--- start Dataset records ---

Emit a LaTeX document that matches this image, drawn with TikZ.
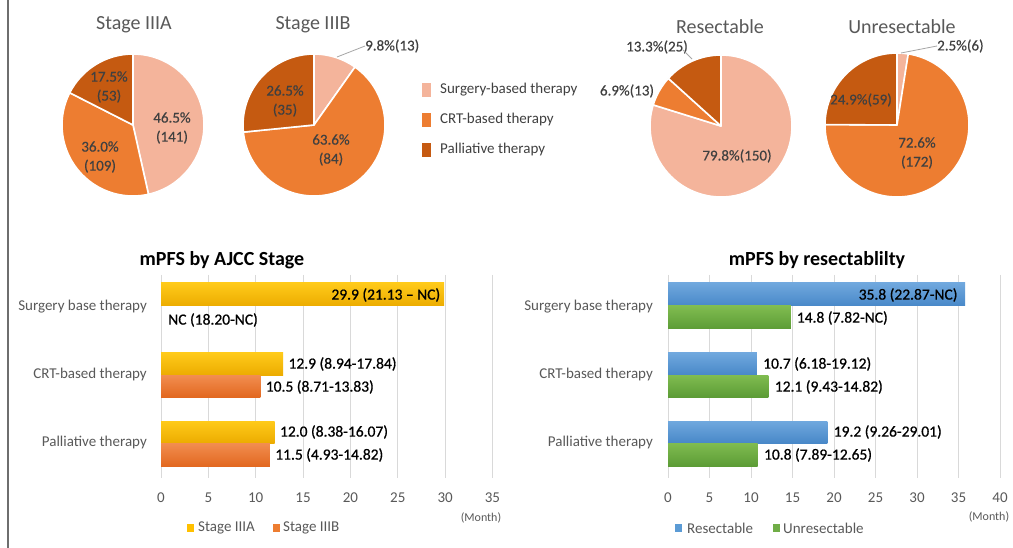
\documentclass[tikz,border=0pt]{standalone}
\usepackage{fontspec}
\setmainfont{Carlito}
\newfontfamily\semibold[FakeBold=0.8,Ligatures=TeX]{Carlito}
\newfontfamily\lightbold[FakeBold=0.4,Ligatures=TeX]{Carlito}
\definecolor{csurg}{HTML}{F4B49B}
\definecolor{ccrt}{HTML}{ED7D31}
\definecolor{cpal}{HTML}{C55A11}
\definecolor{tgray}{HTML}{595959}
\definecolor{dgray}{HTML}{404040}
\definecolor{lgray}{HTML}{D9D9D9}
\definecolor{lead}{HTML}{A6A6A6}
\definecolor{frame}{HTML}{6E6E6E}
\definecolor{goldT}{HTML}{FFCA1A}
\definecolor{goldB}{HTML}{ECAC00}
\definecolor{goldL}{HTML}{FFC000}
\definecolor{orT}{HTML}{F28E50}
\definecolor{orB}{HTML}{E26820}
\definecolor{blT}{HTML}{70A8DE}
\definecolor{blB}{HTML}{4888C8}
\definecolor{blL}{HTML}{5B9BD5}
\definecolor{grT}{HTML}{80BC50}
\definecolor{grB}{HTML}{5C9C36}
\definecolor{grL}{HTML}{70AD47}
\begin{document}
\begin{tikzpicture}[x=1pt,y=1pt,
  font=\fontsize{15}{18}\selectfont,
  slice/.style={draw=white,line width=1.6pt,line join=round},
  pietitle/.style={font=\fontsize{20}{24}\selectfont,text=tgray,inner sep=0pt},
  pielab/.style={font=\lightbold\fontsize{15}{19}\selectfont,text=dgray,align=center,inner sep=0pt},
  legtext/.style={anchor=west,text=dgray,inner sep=0pt},
  cat/.style={anchor=east,text=tgray,inner sep=0pt},
  val/.style={anchor=west,text=black,inner sep=0pt,font=\semibold\fontsize{15.5}{18}\selectfont},
  valin/.style={anchor=east,text=black,inner sep=0pt,font=\semibold\fontsize{15.5}{18}\selectfont},
  tick/.style={text=tgray,inner sep=0pt},
  month/.style={text=tgray,font=\fontsize{12}{14}\selectfont,inner sep=0pt},
  ctitle/.style={font=\bfseries\fontsize{20}{24}\selectfont,text=black,inner sep=0pt},
  grid/.style={draw=lgray,line width=0.8pt},
  leader/.style={draw=lead,line width=0.8pt},
  barA/.style={top color=goldT,bottom color=goldB,draw=none},
  barB/.style={top color=orT,bottom color=orB,draw=none},
  barR/.style={top color=blT,bottom color=blB,draw=none},
  barU/.style={top color=grT,bottom color=grB,draw=none}
]
\useasboundingbox (0,0) rectangle (1013,-548);
\fill[white] (0,0) rectangle (1013,-548);
\draw[frame,line width=2pt] (8,0) -- (8,-548);

% ---------- Pie: Stage IIIA ----------
\node[pietitle] (tA) at (134,-25) {Stage IIIA};
\coordinate (cA) at (133,-125);
\filldraw[slice,fill=csurg] (cA) -- ++(90:71) arc[start angle=90,end angle=-77.4,radius=71] -- cycle;
\filldraw[slice,fill=ccrt] (cA) -- ++(-77.4:71) arc[start angle=-77.4,end angle=-207,radius=71] -- cycle;
\filldraw[slice,fill=cpal] (cA) -- ++(-207:71) arc[start angle=-207,end angle=-270,radius=71] -- cycle;
\node[pielab] (lA1) at (172,-128) {46.5\%\\(141)};
\node[pielab] (lA2) at (100,-157) {36.0\%\\(109)};
\node[pielab] (lA3) at (109,-87) {17.5\%\\(53)};

% ---------- Pie: Stage IIIB ----------
\node[pietitle] (tB) at (313,-25) {Stage IIIB};
\coordinate (cB) at (314,-125);
\filldraw[slice,fill=csurg] (cB) -- ++(90:71) arc[start angle=90,end angle=54.72,radius=71] -- cycle;
\filldraw[slice,fill=ccrt] (cB) -- ++(54.72:71) arc[start angle=54.72,end angle=-174.24,radius=71] -- cycle;
\filldraw[slice,fill=cpal] (cB) -- ++(-174.24:71) arc[start angle=-174.24,end angle=-270,radius=71] -- cycle;
\node[pielab] (lB2) at (331,-150) {63.6\%\\(84)};
\node[pielab] (lB3) at (285,-101) {26.5\%\\(35)};
\node[pielab,anchor=west] (lB1) at (365,-46) {9.8\%(13)};
\coordinate (pB1) at (337,-57);
\draw[leader] (pB1) -- (lB1.west);

% ---------- Legend ----------
\fill[csurg] (422,-83) rectangle (431,-97);
\fill[ccrt] (422,-113) rectangle (431,-127);
\fill[cpal] (422,-143) rectangle (431,-157);
\node[legtext] (lg1) at (440,-90) {Surgery-based therapy};
\node[legtext] (lg2) at (440,-120) {CRT-based therapy};
\node[legtext] (lg3) at (440,-150) {Palliative therapy};

% ---------- Pie: Resectable ----------
\node[pietitle] (tR) at (720,-27) {Resectable};
\coordinate (cR) at (721,-126);
\filldraw[slice,fill=csurg] (cR) -- ++(90:71) arc[start angle=90,end angle=-197.28,radius=71] -- cycle;
\filldraw[slice,fill=ccrt] (cR) -- ++(-197.28:71) arc[start angle=-197.28,end angle=-222.12,radius=71] -- cycle;
\filldraw[slice,fill=cpal] (cR) -- ++(-222.12:71) arc[start angle=-222.12,end angle=-270,radius=71] -- cycle;
\node[pielab] (lR1) at (737,-156) {79.8\%(150)};
\node[pielab] (lR2) at (627,-91) {6.9\%(13)};
\node[pielab] (lR3) at (657,-47) {13.3\%(25)};
\coordinate (pR3) at (692,-59);
\coordinate (qR3) at (683,-50);
\draw[leader] (qR3) -- (pR3);

% ---------- Pie: Unresectable ----------
\node[pietitle] (tU) at (902,-27) {Unresectable};
\coordinate (cU) at (897,-125);
\filldraw[slice,fill=csurg] (cU) -- ++(90:72) arc[start angle=90,end angle=81,radius=72] -- cycle;
\filldraw[slice,fill=ccrt] (cU) -- ++(81:72) arc[start angle=81,end angle=-180.36,radius=72] -- cycle;
\filldraw[slice,fill=cpal] (cU) -- ++(-180.36:72) arc[start angle=-180.36,end angle=-270,radius=72] -- cycle;
\node[pielab] (lU2) at (917,-153) {72.6\%\\(172)};
\node[pielab] (lU3) at (861,-100) {24.9\%(59)};
\node[pielab,anchor=west] (lU1) at (937,-46) {2.5\%(6)};
\coordinate (pU1) at (901,-53);
\draw[leader] (pU1) -- (lU1.west);

% ---------- Bar chart: AJCC stage ----------
\node[ctitle] (ttA) at (222,-260) {mPFS by AJCC Stage};
\begin{scope}[shift={(161,0)},x=9.47pt]
  \foreach \v in {0,5,...,35} {
    \draw[grid] (\v,-275) -- (\v,-478);
    \node[tick] (tkA\v) at (\v,-498) {\v};
  }
  \path[barA] (0,-283) rectangle (29.9,-306);
  \path[barA] (0,-353) rectangle (12.9,-375);
  \path[barB] (0,-375) rectangle (10.5,-397);
  \path[barA] (0,-421) rectangle (12.0,-443);
  \path[barB] (0,-443) rectangle (11.5,-466);
  \node[valin] (vA1) at (29.5,-295) {29.9 (21.13 – NC)};
  \node[val] (vA2) at (0.75,-320) {NC (18.20-NC)};
  \node[val] (vA3) at (13.45,-364) {12.9 (8.94-17.84)};
  \node[val] (vA4) at (11.05,-387) {10.5 (8.71-13.83)};
  \node[val] (vA5) at (12.55,-432) {12.0 (8.38-16.07)};
  \node[val] (vA6) at (12.05,-455) {11.5 (4.93-14.82)};
\end{scope}
\node[cat] (cA1) at (147,-307) {Surgery base therapy};
\node[cat] (cA2) at (147,-375) {CRT-based therapy};
\node[cat] (cA3) at (147,-443) {Palliative therapy};
\node[month] (mA) at (481,-518) {(Month)};
\fill[goldL] (187,-524) rectangle (194,-532);
\node[legtext,text=tgray] (lgA1) at (198,-528) {Stage IIIA};
\fill[ccrt] (273,-524) rectangle (280,-532);
\node[legtext,text=tgray] (lgA2) at (283,-528) {Stage IIIB};

% ---------- Bar chart: resectability ----------
\node[ctitle] (ttR) at (817,-260) {mPFS by resectablilty};
\begin{scope}[shift={(668,0)},x=8.3pt]
  \foreach \v in {0,5,...,40} {
    \draw[grid] (\v,-275) -- (\v,-478);
    \node[tick] (tkR\v) at (\v,-498) {\v};
  }
  \path[barR] (0,-283) rectangle (35.8,-306);
  \path[barU] (0,-306) rectangle (14.8,-329);
  \path[barR] (0,-353) rectangle (10.7,-375);
  \path[barU] (0,-375) rectangle (12.1,-397);
  \path[barR] (0,-421) rectangle (19.2,-443);
  \path[barU] (0,-443) rectangle (10.8,-466);
  \node[valin] (vR1) at (34.9,-295) {35.8 (22.87-NC)};
  \node[val] (vR2) at (15.5,-318) {14.8 (7.82-NC)};
  \node[val] (vR3) at (11.45,-364) {10.7 (6.18-19.12)};
  \node[val] (vR4) at (12.85,-387) {12.1 (9.43-14.82)};
  \node[val] (vR5) at (19.95,-432) {19.2 (9.26-29.01)};
  \node[val] (vR6) at (11.55,-455) {10.8 (7.89-12.65)};
\end{scope}
\node[cat] (cR1) at (653,-307) {Surgery base therapy};
\node[cat] (cR2) at (653,-375) {CRT-based therapy};
\node[cat] (cR3) at (653,-443) {Palliative therapy};
\node[month] (mR) at (989,-517) {(Month)};
\fill[blL] (675,-524) rectangle (682,-532);
\node[legtext,text=tgray] (lgR1) at (687,-528) {Resectable};
\fill[grL] (773,-524) rectangle (780,-532);
\node[legtext,text=tgray] (lgR2) at (783,-528) {Unresectable};
\end{tikzpicture}
\end{document}
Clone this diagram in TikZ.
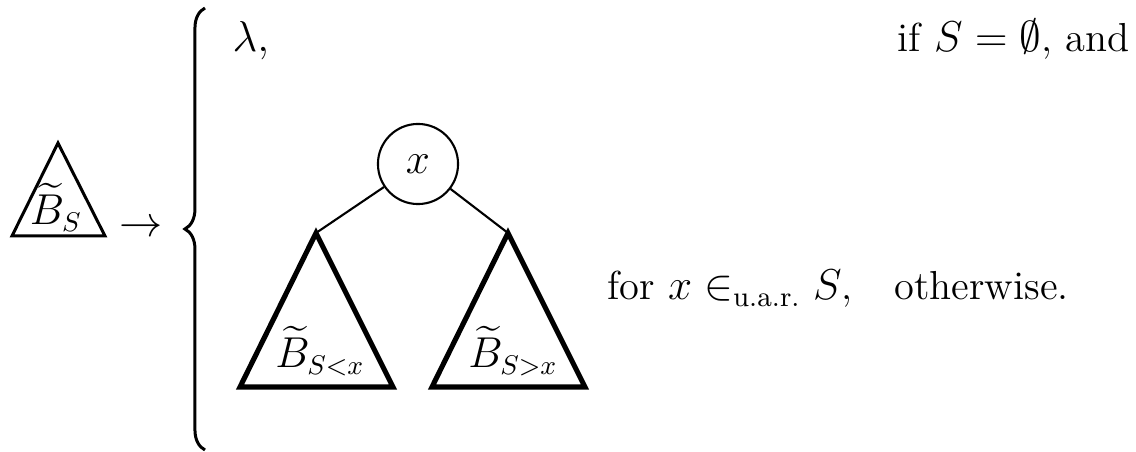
\documentclass[tikz,border=0pt]{standalone}
\usepackage{amsmath}
\usetikzlibrary{decorations.pathreplacing}
\begin{document}
\begin{tikzpicture}[x=0.33333pt,y=-0.33333pt,
  txt/.style={font=\fontsize{13.5}{16}\selectfont, inner sep=0pt},
  smalltri/.style={line width=1pt, line join=miter},
  subtri/.style={line width=1.7pt, line join=miter},
  edge/.style={line width=0.7pt},
  root/.style={circle, draw, line width=0.7pt, minimum size=26.7pt, inner sep=0pt, font=\fontsize{13.5}{16}\selectfont},
  bigbrace/.style={decorate, decoration={brace, amplitude=6.7pt}, line width=1pt}]
\useasboundingbox (0,0) rectangle (1136,452);
% left small triangle
\coordinate (Ta) at (58,143);
\coordinate (Tl) at (12,236);
\coordinate (Tr) at (105,236);
\draw[smalltri] (Ta) -- (Tl) -- (Tr) -- cycle;
\node[txt, anchor=base] (BS) at (56,225) {$\widetilde{B}_S$};
\node[txt] (arr) at (141,229) {$\rightarrow$};
% brace
\coordinate (brb) at (205,450);
\coordinate (brt) at (205,8);
\draw[bigbrace] (brb) -- (brt);
% first case
\node[txt, anchor=base west] (lam) at (232,52) {$\lambda,$};
\node[txt, anchor=base east] (c1) at (1130,52) {if $S=\emptyset$, and};
% tree
\node[root] (x) at (418,164) {$x$};
\coordinate (La) at (316,233);
\coordinate (Ll) at (240,387);
\coordinate (Lr) at (393,387);
\coordinate (Ra) at (508,233);
\coordinate (Rl) at (432,387);
\coordinate (Rr) at (585,387);
\draw[edge] (x) -- (La);
\draw[edge] (x) -- (Ra);
\draw[subtri] (La) -- (Ll) -- (Lr) -- cycle;
\draw[subtri] (Ra) -- (Rl) -- (Rr) -- cycle;
\node[txt, anchor=base] (BL) at (320,368) {$\widetilde{B}_{S<x}$};
\node[txt, anchor=base] (BR) at (513,368) {$\widetilde{B}_{S>x}$};
% second case
\node[txt, anchor=base west] (c2) at (607,300) {for $x\in_{\text{u.a.r.}} S$,\hspace{14pt}otherwise.};
\end{tikzpicture}
\end{document}
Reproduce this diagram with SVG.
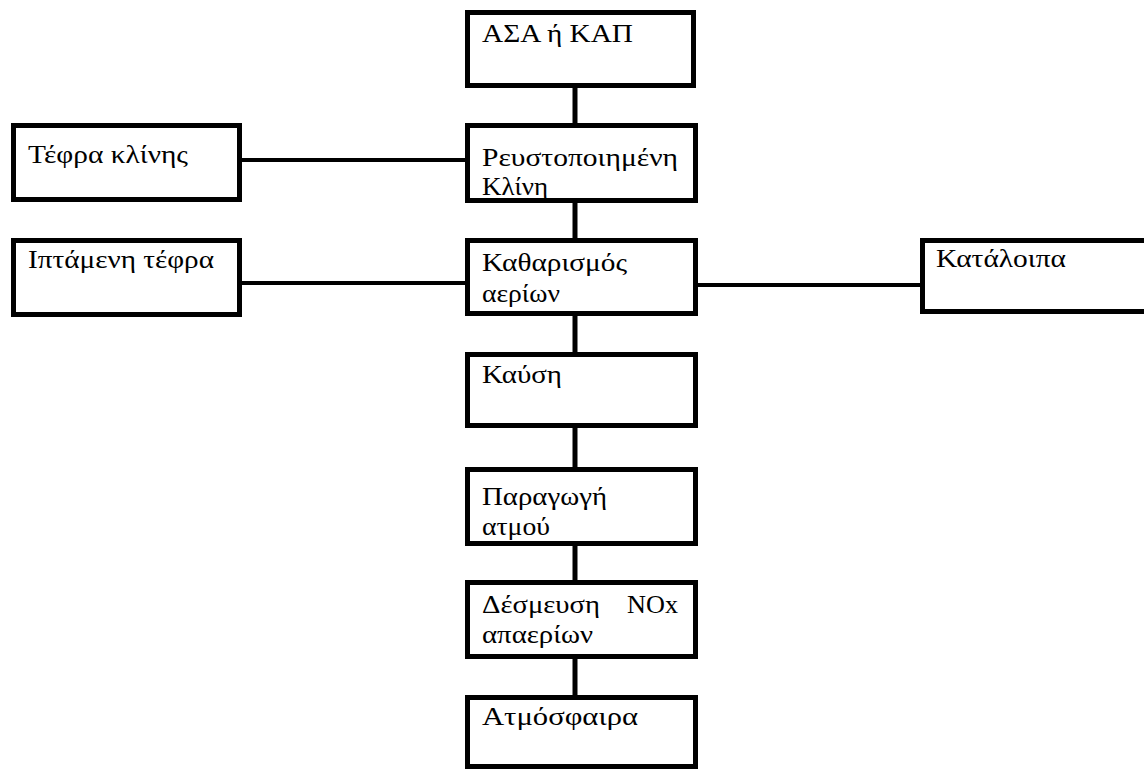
<svg xmlns="http://www.w3.org/2000/svg" width="1144" height="769" viewBox="0 0 1144 769">
<style>
.box{fill:#fff;stroke:#000;stroke-width:5}
.c{stroke:#000;stroke-width:5;fill:none}
.h{stroke-width:4}
text{font-family:"Liberation Serif","DejaVu Serif","Times New Roman",serif;font-size:25px;fill:#000}
</style>
<rect width="1144" height="769" fill="#fff"/>
<g id="connectors">
<line class="c" x1="575" y1="86" x2="575" y2="124"/>
<line class="c" x1="575" y1="201" x2="575" y2="239"/>
<line class="c" x1="575" y1="314" x2="575" y2="353"/>
<line class="c" x1="575" y1="426" x2="575" y2="468"/>
<line class="c" x1="575" y1="544" x2="575" y2="581"/>
<line class="c" x1="575" y1="657" x2="575" y2="696"/>
<line class="c h" x1="240" y1="160" x2="466" y2="160"/>
<line class="c h" x1="240" y1="283" x2="466" y2="283"/>
<line class="c h" x1="696" y1="285" x2="922" y2="285"/>
</g>
<g id="n1"><rect class="box" x="467.5" y="12.5" width="226" height="73"/><text x="482" y="42" textLength="151" lengthAdjust="spacingAndGlyphs">ΑΣΑ ή ΚΑΠ</text></g>
<g id="n2"><rect class="box" x="467.5" y="125.5" width="228" height="75"/><text x="482" y="166" textLength="196" lengthAdjust="spacingAndGlyphs">Ρευστοποιημένη</text><text x="482" y="195" textLength="66" lengthAdjust="spacingAndGlyphs">Κλίνη</text></g>
<g id="n3"><rect class="box" x="13.5" y="125.5" width="226" height="74"/><text x="28" y="163" textLength="160" lengthAdjust="spacingAndGlyphs">Τέφρα κλίνης</text></g>
<g id="n4"><rect class="box" x="13.5" y="240.5" width="226" height="74"/><text x="28" y="268" textLength="186" lengthAdjust="spacingAndGlyphs">Ιπτάμενη τέφρα</text></g>
<g id="n5"><rect class="box" x="467.5" y="240.5" width="228" height="73"/><text x="482" y="271" textLength="145" lengthAdjust="spacingAndGlyphs">Καθαρισμός</text><text x="482" y="302" textLength="78" lengthAdjust="spacingAndGlyphs">αερίων</text></g>
<g id="n6"><rect class="box" x="922.5" y="240.5" width="230" height="71"/><text x="936" y="267" textLength="130" lengthAdjust="spacingAndGlyphs">Κατάλοιπα</text></g>
<g id="n7"><rect class="box" x="467.5" y="354.5" width="228" height="71"/><text x="482" y="383" textLength="80" lengthAdjust="spacingAndGlyphs">Καύση</text></g>
<g id="n8"><rect class="box" x="467.5" y="469.5" width="228" height="74"/><text x="482" y="505" textLength="125" lengthAdjust="spacingAndGlyphs">Παραγωγή</text><text x="482" y="535" textLength="68" lengthAdjust="spacingAndGlyphs">ατμού</text></g>
<g id="n9"><rect class="box" x="467.5" y="582.5" width="228" height="74"/><text x="482" y="613" textLength="118" lengthAdjust="spacingAndGlyphs">Δέσμευση</text><text x="627" y="613" textLength="51" lengthAdjust="spacingAndGlyphs">NOx</text><text x="482" y="643" textLength="111" lengthAdjust="spacingAndGlyphs">απαερίων</text></g>
<g id="n10"><rect class="box" x="467.5" y="697.5" width="228" height="69"/><text x="482" y="725" textLength="156" lengthAdjust="spacingAndGlyphs">Ατμόσφαιρα</text></g>
</svg>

--- end Dataset records ---

Above are the records; copy every line in them that holds the word "this".

_Exercise result:_
Emit a LaTeX document that matches this image, drawn with TikZ.
Clone this diagram in TikZ.
Reproduce this diagram with SVG.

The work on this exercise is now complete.